If profit was the primary motivator, the CSWWC has shot itself in the foot by binning Bronze medals!

  • We actively encourage entries in magnum. Part of the CSWWC’s mission is to promote the best sparkling wines at every price-point and from every area of the world, and one of the most important factors influencing the quality of any sparkling wine is the bottle format: the larger the format, the better the quality. The biggest jump in quality is between 75cl bottles and 150cl magnums because the neck space and cork are exactly the same and thus there is only half as much oxygen to wine in magnum, which slows down the ageing and as oxygen is vital to fermentation the so-called “magnum effect” begins during the fermentation, producing arguably a finer sparkling wine than a bottle that was filled with exactly the same base wine. This is reflected in the CSWWC results, where magnums represents 17% of all entries, yet are responsible for no less than 50% of all Gold medals and 50% of all Best in Class awards year on year. This is why the most switched-on collectors buy only magnums for longterm cellaring.

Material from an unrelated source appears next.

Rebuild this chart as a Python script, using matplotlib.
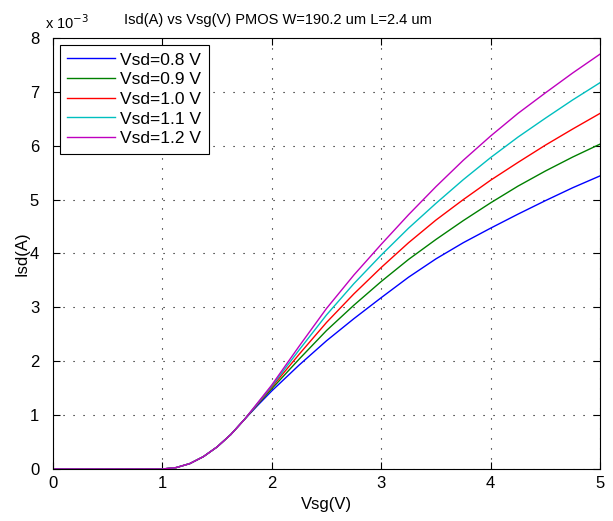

  • Unlike virtually every other wine competition in the world, the CSWWC has no draconian restrictions when it comes to the availability of wines that may be entered. There are no minimum production levels or stock availability. We demand only that the wines must be available for purchase somewhere, even if that is exclusively from the cellar door and in the most restricted volume imaginable. This is because the CSWWC is a niche competition that seeks out the very best sparkling wine wherever they happen to be available and however restricted that availability is. If we find something truly special and there are only six bottles available from a tasting room in the middle of nowhere, we fully expect that there will be at least one fanatical fizz geek who is willing to jump on a plane, drive a thousand miles in a 4×4 and climb a mountain to buy the last bottle!